By Jason Theodorou
Consumer price inflation slowed in July, but has remained far above the government's 2% target — forcing the Bank of England to publish a third open letter in 2010, to explain why inflation remains above its target.
The Office for National Statistics reported on Tuesday that the consumer price index rose by 3.1% in the year to July, down from 3.2% in June. This represents the lowest rate since February, but represents the eighth month that it has gone beyond the Bank's 2% target.
Bank of England Governor Mervyn King is expected to blame one-time factors, including a rise in sales tax for January.
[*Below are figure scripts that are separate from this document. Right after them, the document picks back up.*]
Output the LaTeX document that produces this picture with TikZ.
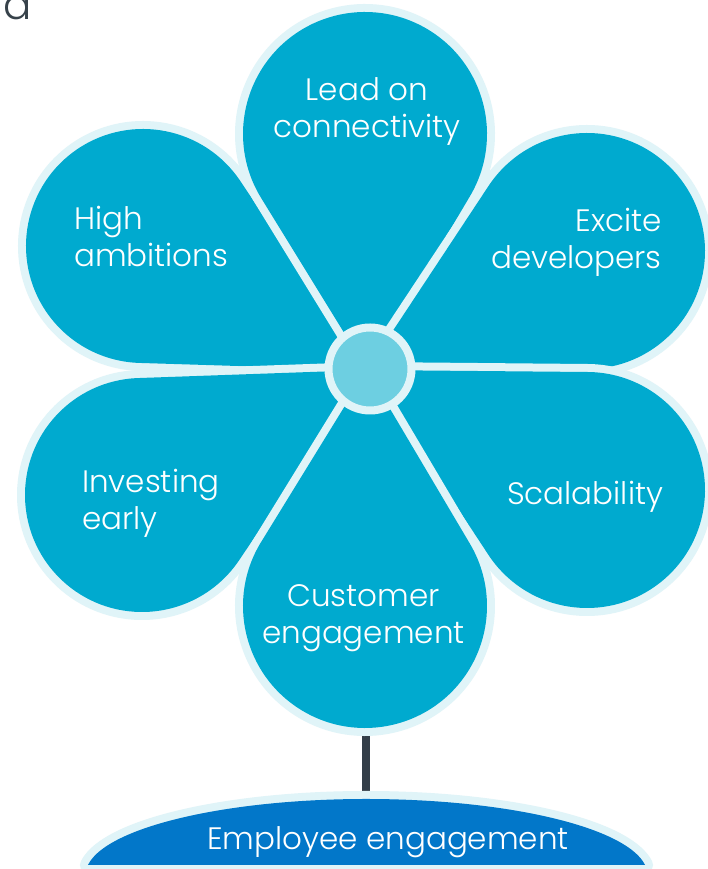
\documentclass[tikz,border=0pt]{standalone}
\usepackage{fontspec}
\IfFontExistsTF{Poppins Light}{\setmainfont{Poppins Light}}{\setmainfont{Poppins}}
\definecolor{petal}{RGB}{0,170,207}
\definecolor{rim}{RGB}{224,244,248}
\definecolor{hubfill}{RGB}{109,207,225}
\definecolor{basefill}{RGB}{2,119,201}
\definecolor{stemcol}{RGB}{51,62,72}
\definecolor{titlecol}{RGB}{55,66,74}
\begin{document}
\begin{tikzpicture}[x=1bp,y=1bp,
  petalrim/.style={draw=rim,line width=16bp,line join=round},
  petalfill/.style={fill=petal},
  lbl/.style={text=white,font=\fontsize{31bp}{37bp}\selectfont,inner sep=0pt},
]
\useasboundingbox (0,0) rectangle (708,869);
\fill[white] (0,0) rectangle (708,869);
% stem
\coordinate (stemtop) at (365.5,136);
\coordinate (stembot) at (365.5,76);
\draw[stemcol,line width=8bp] (stemtop) -- (stembot);
% petals
\coordinate (tip) at (367,499);
\foreach \px/\py/\r in {143/623/117, 365/735/122, 587/618/118, 587/379/118, 142/374/117, 365/263/122} {
  \pgfmathsetmacro\th{atan2(\py-499,\px-367)}
  \pgfmathsetmacro\al{asin(\r/veclen(\px-367,\py-499))}
  \pgfmathsetmacro\sa{\th-90-\al}
  \pgfmathsetmacro\da{180+2*\al}
  \draw[petalrim] (tip) -- ([shift={(\px,\py)}]\sa:\r) arc[start angle=\sa, delta angle=\da, radius=\r] -- cycle;
  \fill[petalfill] (tip) -- ([shift={(\px,\py)}]\sa:\r) arc[start angle=\sa, delta angle=\da, radius=\r] -- cycle;
}
% hub
\node[circle,minimum size=83bp,inner sep=0pt,fill=hubfill,draw=rim,line width=8bp] (hub) at (370,500) {};
% base
\draw[petalrim] (87.95,4) arc[start angle=172.44, end angle=7.56, x radius=281, y radius=76] -- cycle;
\fill[basefill] (87.95,4) arc[start angle=172.44, end angle=7.56, x radius=281, y radius=76] -- cycle;
% labels (anchor base = baseline of last line)
\node[lbl,align=center,anchor=base] (lead) at (367,731) {Lead on\\connectivity};
\node[lbl,align=left,anchor=base west] (high) at (74,602) {High\\ambitions};
\node[lbl,align=right,anchor=base east] (excite) at (662,600) {Excite\\developers};
\node[lbl,anchor=base west] (scal) at (507,364) {Scalability};
\node[lbl,align=left,anchor=base west] (invest) at (82,339) {Investing\\early};
\node[lbl,align=center,anchor=base] (cust) at (363.5,225) {Customer\\engagement};
\node[lbl,anchor=base] (emp) at (388,19) {Employee engagement};
\node[font=\fontsize{42bp}{42bp}\selectfont,text=titlecol,anchor=base west,inner sep=0pt] (title) at (3,849) {a};
\end{tikzpicture}
\end{document}
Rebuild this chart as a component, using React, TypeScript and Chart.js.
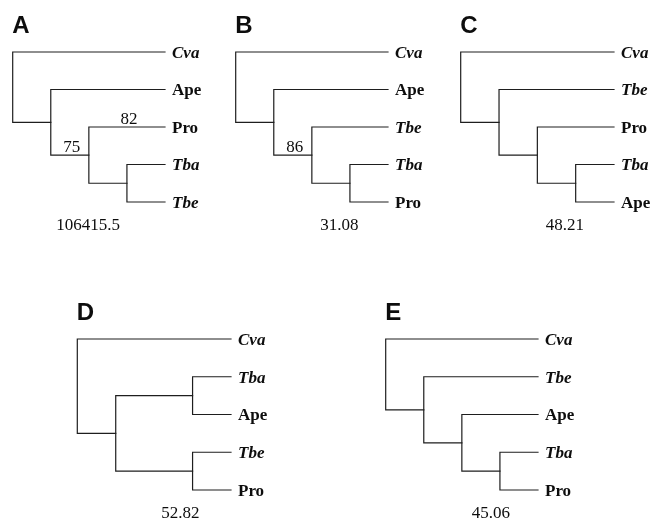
import React, { useEffect, useRef } from "react";
import { Chart, registerables } from "chart.js";

Chart.register(...registerables);

// ---------- data ----------
const panelLetters = ["A", "B", "C", "D", "E"];
// tree topologies with branch lengths (cladogram steps)
const treeNewick = [
  "(Cva:4,(Ape:3,(Pro:2,(Tba:1,Tbe:1):1):1):1)",
  "(Cva:4,(Ape:3,(Tbe:2,(Tba:1,Pro:1):1):1):1)",
  "(Cva:4,(Tbe:3,(Pro:2,(Tba:1,Ape:1):1):1):1)",
  "(Cva:4,((Tba:1,Ape:1):2,(Tbe:1,Pro:1):2):1)",
  "(Cva:4,(Tbe:3,(Ape:2,(Tba:1,Pro:1):1):1):1)",
];
const scoreValues = [106415.5, 31.08, 48.21, 52.82, 45.06];
const italicTaxa = ["Cva", "Tba", "Tbe"];
const supportPanels = ["A", "A", "B"];
const supportClades = [["Pro"], ["Pro", "Tba", "Tbe"], ["Tbe", "Tba", "Pro"]];
const supportValues = [82, 75, 86];

// ---------- layout (page pixels) ----------
const panelBoxes = [
  { left: 0, top: 0, width: 220, height: 250, x0: 12.7, x1: 165, y0: 52, y1: 202, scoreX: 1.98 },
  { left: 220, top: 0, width: 220, height: 250, x0: 235.7, x1: 388, y0: 52, y1: 202, scoreX: 2.72 },
  { left: 440, top: 0, width: 210, height: 250, x0: 460.7, x1: 614, y0: 52, y1: 202, scoreX: 2.72 },
  { left: 0, top: 262, width: 320, height: 256, x0: 77.3, x1: 231, y0: 339, y1: 490, scoreX: 2.68 },
  { left: 320, top: 262, width: 330, height: 256, x0: 385.7, x1: 538, y0: 339, y1: 490, scoreX: 2.76 },
];
const SCORE_Y = 4.63;
const LINE_COLOR = "#1e1e1e";
const TEXT_COLOR = "#0d0d0d";

type TNode = { name: string; len: number; children: TNode[]; x: number; y: number; parent?: TNode };

function parseNewick(s: string): TNode {
  let i = 0;
  function node(): TNode {
    const n: TNode = { name: "", len: 0, children: [], x: 0, y: 0 };
    if (s[i] === "(") {
      i++;
      n.children.push(node());
      while (s[i] === ",") {
        i++;
        n.children.push(node());
      }
      i++;
    }
    let name = "";
    while (i < s.length && !":,();".includes(s[i])) name += s[i++];
    n.name = name.trim();
    if (s[i] === ":") {
      i++;
      let num = "";
      while (i < s.length && !",();".includes(s[i])) num += s[i++];
      n.len = parseFloat(num);
    }
    return n;
  }
  return node();
}

function layoutTree(root: TNode) {
  let leafIdx = 0;
  function walk(n: TNode, px: number) {
    n.x = px + n.len;
    if (n.children.length === 0) {
      n.y = leafIdx++;
    } else {
      n.children.forEach((c) => {
        c.parent = n;
        walk(c, n.x);
      });
      n.y = (n.children[0].y + n.children[n.children.length - 1].y) / 2;
    }
  }
  root.len = 0;
  walk(root, 0);
}

function allNodes(n: TNode, out: TNode[] = []): TNode[] {
  out.push(n);
  n.children.forEach((c) => allNodes(c, out));
  return out;
}
function leafNames(n: TNode): string[] {
  if (n.children.length === 0) return [n.name];
  return n.children.flatMap(leafNames);
}

function Panel({ index }: { index: number }) {
  const ref = useRef<HTMLCanvasElement>(null);
  const box = panelBoxes[index];
  useEffect(() => {
    if (!ref.current) return;
    const root = parseNewick(treeNewick[index]);
    layoutTree(root);
    const nodes = allNodes(root);
    const datasets: any[] = [];
    nodes
      .filter((n) => n.children.length > 0)
      .forEach((n) => {
        const first = n.children[0];
        const last = n.children[n.children.length - 1];
        datasets.push({
          data: [
            { x: first.x, y: first.y },
            { x: n.x, y: first.y },
            { x: n.x, y: last.y },
            { x: last.x, y: last.y },
          ],
        });
        n.children.slice(1, -1).forEach((c) =>
          datasets.push({ data: [{ x: n.x, y: c.y }, { x: c.x, y: c.y }] })
        );
      });
    datasets.forEach((d) => {
      d.showLine = true;
      d.borderColor = LINE_COLOR;
      d.borderWidth = 1.2;
      d.pointRadius = 0;
      d.fill = false;
      d.tension = 0;
      d.clip = false;
      d.borderCapStyle = "square";
      d.borderJoinStyle = "miter";
    });

    const letter = panelLetters[index];
    const supports = supportValues
      .map((v, k) => ({ v, panel: supportPanels[k], clade: supportClades[k] }))
      .filter((s) => s.panel === letter)
      .map((s) => {
        const target = nodes.find((n) => {
          const ln = leafNames(n);
          return ln.length === s.clade.length && s.clade.every((c) => ln.includes(c));
        });
        return { v: s.v, node: target };
      })
      .filter((s) => s.node && s.node.parent);

    const textPlugin = {
      id: "treeText",
      afterDatasetsDraw(chart: any) {
        const ctx = chart.ctx;
        const xs = chart.scales.x;
        const ys = chart.scales.y;
        ctx.save();
        ctx.fillStyle = TEXT_COLOR;
        // leaf labels
        nodes
          .filter((n) => n.children.length === 0)
          .forEach((n) => {
            const italic = italicTaxa.includes(n.name);
            ctx.font = `${italic ? "italic " : ""}bold 17px "Liberation Serif", "Times New Roman", serif`;
            ctx.textAlign = "left";
            ctx.textBaseline = "middle";
            ctx.fillText(n.name, xs.getPixelForValue(n.x) + 7, ys.getPixelForValue(n.y) + 1.5);
          });
        // support values
        ctx.font = `17px "Liberation Serif", "Times New Roman", serif`;
        ctx.textAlign = "center";
        ctx.textBaseline = "alphabetic";
        supports.forEach((s) => {
          const n = s.node as TNode;
          const mx = (n.parent!.x + n.x) / 2;
          ctx.fillText(String(s.v), xs.getPixelForValue(mx) + 2, ys.getPixelForValue(n.y) - 3);
        });
        // score
        ctx.textBaseline = "middle";
        ctx.fillText(String(scoreValues[index]), xs.getPixelForValue(box.scoreX), ys.getPixelForValue(SCORE_Y));
        // panel letter
        ctx.font = `bold 24px "Liberation Sans", Arial, sans-serif`;
        ctx.textAlign = "left";
        ctx.textBaseline = "alphabetic";
        ctx.fillText(letter, xs.getPixelForValue(0) - 0.5, ys.getPixelForValue(0) - 19);
        ctx.restore();
      },
    };

    const chart = new Chart(ref.current, {
      type: "scatter",
      data: { datasets },
      options: {
        responsive: false,
        animation: false,
        events: [],
        layout: {
          padding: {
            left: box.x0 - box.left,
            right: box.left + box.width - box.x1,
            top: box.y0 - box.top,
            bottom: box.top + box.height - box.y1,
          },
        },
        scales: {
          x: { type: "linear", min: 0, max: 4, display: false },
          y: { type: "linear", min: 0, max: 4, reverse: true, display: false },
        },
        plugins: { legend: { display: false }, tooltip: { enabled: false } },
      },
      plugins: [textPlugin],
    });
    return () => chart.destroy();
  }, [index]);

  return (
    <canvas
      ref={ref}
      width={box.width}
      height={box.height}
      style={{ position: "absolute", left: box.left, top: box.top, width: box.width, height: box.height }}
    />
  );
}

export default function App() {
  return (
    <div style={{ position: "absolute", left: 0, top: 0, width: 650, height: 518, background: "#fff", overflow: "hidden" }}>
      {panelLetters.map((_, i) => (
        <Panel key={i} index={i} />
      ))}
    </div>
  );
}
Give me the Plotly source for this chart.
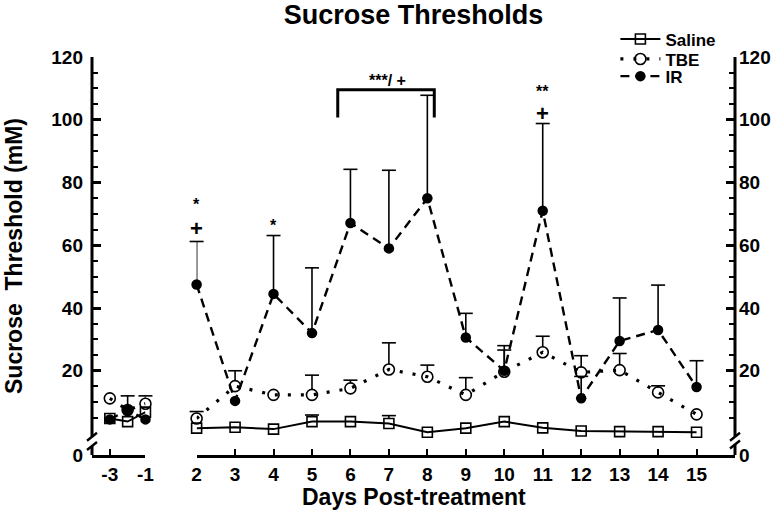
import plotly.graph_objects as go

# ---------------- data ----------------
pre_days = [-3, -2, -1]
post_days = [2, 3, 4, 5, 6, 7, 8, 9, 10, 11, 12, 13, 14, 15]

saline_pre = [4.8, 3.8, 6.8]
saline_pre_err = [0, 0, 0]
tbe_pre = [11.2, 7.5, 9.5]
tbe_pre_err = [0, 0, 2.5]
ir_pre = [4.5, 7.5, 4.5]
ir_pre_err = [0, 4.5, 0]

saline_post = [1.7, 2.0, 1.4, 3.8, 3.8, 3.2, 0.4, 1.7, 3.8, 1.8, 0.8, 0.6, 0.6, 0.4]
saline_post_err = [0, 0, 0, 2.1, 0, 2.5, 0, 0, 0, 0, 0, 0, 0, 0]
tbe_post = [4.8, 15.1, 12.3, 12.3, 14.4, 20.4, 18.1, 12.3, 19.7, 25.9, 19.5, 20.2, 13.1, 6.1]
tbe_post_err = [2.2, 4.9, 0, 6.3, 2.6, 8.5, 3.7, 5.5, 6.9, 5.1, 5.3, 5.3, 2.1, 0]
ir_post = [47.5, 10.4, 44.5, 32.0, 67.1, 59.0, 75.0, 30.6, 20.0, 71.0, 11.2, 29.5, 33.0, 14.8]
ir_post_err = [13.7, 0, 18.6, 20.8, 17.1, 24.9, 32.8, 7.7, 8.0, 27.8, 7.0, 13.7, 14.3, 8.4]

x_ticks_pre = [-3, -1]
x_tick_labels_pre = ["-3", "-1"]
x_ticks_post = post_days
x_tick_labels_post = [str(d) for d in post_days]
y_ticks = [0, 20, 40, 60, 80, 100, 120]
y_tick_labels = ["0", "20", "40", "60", "80", "100", "120"]
y_minor_ticks = [5, 10, 15, 25, 30, 35, 45, 50, 55, 65, 70, 75, 85, 90, 95, 105, 110, 115]

# significance marks (x on post-treatment axis, y in mM)
sig_marks = [(2, 74.3, "*"), (2, 65.4, "+"), (4, 67.7, "*"),
             (11, 110.4, "**"), (11, 101.9, "+"), (6.96, 113.8, "***/ +")]
bracket_x = [5.67, 8.18]
bracket_y = [100.7, 109.6]

# ---------------- layout constants ----------------
AXIS_BOTTOM = -6.85      # where the broken axis draws "0"
Y_TOP = 120
FONT = "Liberation Sans, Arial, sans-serif"
BLACK = "#000000"

y_tickvals = [AXIS_BOTTOM if v == 0 else v for v in y_ticks]

fig = go.Figure()


def err_traces(x, y, e, xa, offset):
    xs, ys, cx, cy = [], [], [], []
    for xi, yi, ei in zip(x, y, e):
        if ei > 0:
            xs += [xi, xi, None]
            ys += [yi + min(offset, ei), yi + ei, None]
            cx.append(xi)
            cy.append(yi + ei)
    fig.add_trace(go.Scatter(x=xs, y=ys, xaxis=xa, yaxis="y", mode="lines",
                             line=dict(color=BLACK, width=1.6), showlegend=False,
                             hoverinfo="skip", cliponaxis=False))
    fig.add_trace(go.Scatter(x=cx, y=cy, xaxis=xa, yaxis="y", mode="markers",
                             marker=dict(symbol="line-ew", size=10,
                                         line=dict(color=BLACK, width=1.6)),
                             showlegend=False, hoverinfo="skip", cliponaxis=False))


series = [
    ("Saline", saline_pre, saline_pre_err, saline_post, saline_post_err,
     dict(color=BLACK, width=2), dict(symbol="square-open", size=10, color=BLACK,
                                     line=dict(width=1.6, color=BLACK)), 1.5, "legend"),
    ("TBE", tbe_pre, tbe_pre_err, tbe_post, tbe_post_err,
     dict(color=BLACK, width=3.2, dash="3px,10px"),
     dict(symbol="circle-open", size=11, color=BLACK, line=dict(width=1.6, color=BLACK)), 1.6,
     "legend2"),
    ("IR", ir_pre, ir_pre_err, ir_post, ir_post_err,
     dict(color=BLACK, width=2.4, dash="9px,6px"),
     dict(symbol="circle", size=10.5, color=BLACK, line=dict(width=0)), 0, "legend3"),
]

for name, pre, pre_e, post, post_e, ln, mk, off, lg in series:
    err_traces(pre_days, pre, pre_e, "x", off)
    err_traces(post_days, post, post_e, "x2", off)

for name, pre, pre_e, post, post_e, ln, mk, off, lg in series:
    fig.add_trace(go.Scatter(x=pre_days, y=pre, xaxis="x", yaxis="y", mode="lines+markers",
                             line=ln, marker=mk, name=name, legendgroup=name,
                             showlegend=False, cliponaxis=False))
    fig.add_trace(go.Scatter(x=post_days, y=post, xaxis="x2", yaxis="y", mode="lines+markers",
                             line=ln, marker=mk, name=name, legendgroup=name, legend=lg,
                             showlegend=True, cliponaxis=False))

# invisible trace so the right-hand axis is drawn
fig.add_trace(go.Scatter(x=post_days, y=ir_post, xaxis="x2", yaxis="y2", mode="markers",
                         marker=dict(opacity=0), showlegend=False, hoverinfo="skip"))

# ---------------- axes ----------------
L, R, T, B = 92, 40.5, 56.5, 62
W, H = 776, 517
plot_w = W - L - R
plot_h = H - T - B
x_split = (145.5 - L) / plot_w
x2_start = (196.7 - L) / plot_w

tickfont = dict(family=FONT, size=19, color=BLACK, weight="bold")
xcommon = dict(showline=True, linewidth=3, linecolor=BLACK, ticks="inside", ticklen=6,
               tickwidth=2, tickcolor=BLACK, showgrid=False, zeroline=False,
               tickfont=tickfont, tickmode="array", anchor="y")
fig.update_layout(
    xaxis=dict(domain=[0, x_split], range=[-4.0, -1], tickvals=x_ticks_pre,
               ticktext=x_tick_labels_pre, **xcommon),
    xaxis2=dict(domain=[x2_start, 1], range=[2, 16], tickvals=x_ticks_post,
                ticktext=x_tick_labels_post, **xcommon),
)
ycommon = dict(range=[AXIS_BOTTOM, Y_TOP], showline=False, ticks="inside", ticklen=9,
               tickwidth=2.5, tickcolor=BLACK, showgrid=False, zeroline=False,
               tickmode="array", tickvals=y_tickvals, ticktext=y_tick_labels,
               tickfont=tickfont,
               minor=dict(tickmode="array", tickvals=y_minor_ticks, ticks="inside",
                          ticklen=6, tickwidth=2, tickcolor=BLACK))
fig.update_layout(
    yaxis=dict(anchor="x", side="left", ticklabelstandoff=8,
               title=dict(text="Sucrose  Threshold (mM)", standoff=22,
                          font=dict(family=FONT, size=23, color=BLACK, weight="bold")),
               **ycommon),
    yaxis2=dict(anchor="x2", side="right", overlaying="y", ticklabelstandoff=3, **ycommon),
)

# broken y-axis lines
shapes = []
for xp, lower_top in [(0, -4.0), (1, -3.5)]:
    shapes.append(dict(type="line", xref="paper", yref="y", x0=xp, x1=xp, y0=-1, y1=Y_TOP,
                       line=dict(color=BLACK, width=3)))
    shapes.append(dict(type="line", xref="paper", yref="y", x0=xp, x1=xp,
                       y0=AXIS_BOTTOM, y1=lower_top, line=dict(color=BLACK, width=3)))
    for yb in (-1, lower_top):
        shapes.append(dict(type="line", xref="paper", yref="y",
                           xsizemode="pixel", xanchor=xp, x0=-5, x1=5,
                           ysizemode="pixel", yanchor=yb, y0=-4, y1=4,
                           line=dict(color=BLACK, width=2.5)))

# significance bracket
shapes.append(dict(type="path", xref="x2", yref="y",
                   path=f"M {bracket_x[0]},{bracket_y[0]} L {bracket_x[0]},{bracket_y[1]} "
                        f"L {bracket_x[1]},{bracket_y[1]} L {bracket_x[1]},{bracket_y[0]}",
                   line=dict(color=BLACK, width=3)))

annotations = []
for xv, yv, txt in sig_marks:
    big = txt.startswith("+")
    annotations.append(dict(x=xv, y=yv, xref="x2", yref="y", text=txt, showarrow=False,
                            yshift=(0 if big else -4),
                            font=dict(family=FONT, size=(22 if big else 16), color=BLACK,
                                      weight="bold")))
annotations.append(dict(x=0.5, y=-0.105, xref="paper", yref="paper", yanchor="middle",
                        text="Days Post-treatment", showarrow=False,
                        font=dict(family=FONT, size=23, color=BLACK, weight="bold")))


def legend_at(center_px):
    top_px = center_px - 17.4
    return dict(x=0.814, y=1 + (T - top_px) / plot_h, xanchor="left", yanchor="top",
                bgcolor="rgba(0,0,0,0)",
                font=dict(family=FONT, size=17, color=BLACK, weight="bold"),
                tracegroupgap=0, itemwidth=40)


fig.update_layout(
    width=W, height=H,
    margin=dict(l=L, r=R, t=T, b=B, autoexpand=False),
    paper_bgcolor="white", plot_bgcolor="white",
    shapes=shapes, annotations=annotations,
    title=dict(text="Sucrose Thresholds", x=0.5, xref="paper", xanchor="center",
               y=0.99, yref="container", yanchor="top",
               font=dict(family=FONT, size=27, color=BLACK, weight="bold")),
    legend=legend_at(38.3),
    legend2=legend_at(58.3),
    legend3=legend_at(75.5),
    showlegend=True,
)

fig.write_html("out.html", config={"displayModeBar": False},
               post_script="document.body.style.margin='0px';")
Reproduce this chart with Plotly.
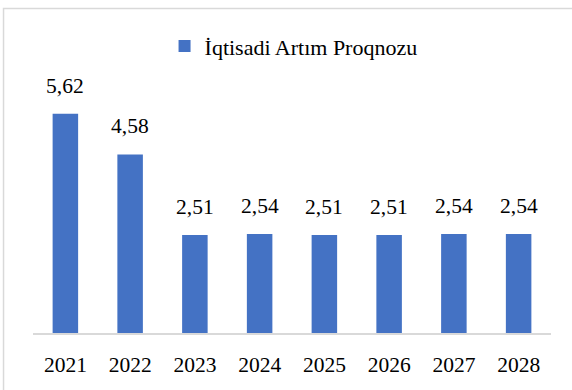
import plotly.graph_objects as go

# Forecast data
years = ["2021", "2022", "2023", "2024", "2025", "2026", "2027", "2028"]
growth = [5.62, 4.58, 2.51, 2.54, 2.51, 2.51, 2.54, 2.54]
labels = [f"{v:.2f}".replace(".", ",") for v in growth]
series_name = "İqtisadi Artım Proqnozu"

BAR_COLOR = "#4472C4"
FONT = "Liberation Serif"
TEXT_SIZE = 21.5

fig = go.Figure()
fig.add_trace(go.Bar(
    x=years,
    y=growth,
    name=series_name,
    marker=dict(color=BAR_COLOR, line=dict(width=0)),
    showlegend=True,
))

# Value labels above each bar (category axis positions are addressed by index)
for i, (val, lab) in enumerate(zip(growth, labels)):
    fig.add_annotation(
        x=i, y=val, text=lab, showarrow=False,
        xref="x", yref="y", yanchor="bottom", yshift=14,
        font=dict(family=FONT, size=TEXT_SIZE, color="#000000"),
    )

# Light gray frame around the chart area
fig.add_shape(
    type="rect", xref="paper", yref="paper",
    x0=-0.0569, x1=1.3, y0=-0.5, y1=1.3868,
    line=dict(color="#d9d9d9", width=1.5),
    fillcolor="rgba(0,0,0,0)", layer="below",
)

fig.update_layout(
    width=572, height=390,
    margin=dict(l=33, r=21, t=99, b=57),
    paper_bgcolor="white", plot_bgcolor="white",
    bargap=0.606,
    font=dict(family=FONT, size=TEXT_SIZE, color="#000000"),
    showlegend=True,
    legend=dict(
        orientation="h", x=0.503, xanchor="center", y=1.226, yanchor="middle",
        font=dict(family=FONT, size=22, color="#000000"),
        bgcolor="rgba(0,0,0,0)",
    ),
    xaxis=dict(
        type="category", range=[-0.5, len(years) - 0.5],
        showline=True, linecolor="#d9d9d9", linewidth=1.5,
        showgrid=False, ticks="", ticklabelstandoff=11,
        tickfont=dict(family=FONT, size=TEXT_SIZE, color="#000000"),
    ),
    yaxis=dict(
        range=[0, 6], visible=False, showgrid=False, zeroline=False,
    ),
)

fig.write_html("out.html")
He has repeated the central bank's forecast that the inflation rate will fall below target within two years in his letter to Treasury chief George Osborne.
Andrew Goodwin, senior economic advisor to the Ernst & Young Item Club consultancy, said: 'The Governor will not be able to play down these figures.
Were it not for January's VAT rise, inflation would most likely be below target'.
Under the Bank's direction, Governor Mervyn King will be required to write an open letter to the government when inflation rises 1% above, or below, target. He must then write a new letter, if inflation remains over one percentage point away from target in the following three months.
King is expected to write further letters this year, warning last week that inflation would remain above target until the end of 2011. King has previously written letters which blamed one-off factors for inflation remaining above target, including a January 1 rise in value-added tax, and a jump in oil prices.
The ONS said that the biggest impact on CPI inflation in July came from transport costs, including the prices of second-hand cars and fuel. Falling prices for petrol, clothing, footwear and furniture have helped to ease consumer price inflation, despite a 0.7% rise in food prices between the months of June and July.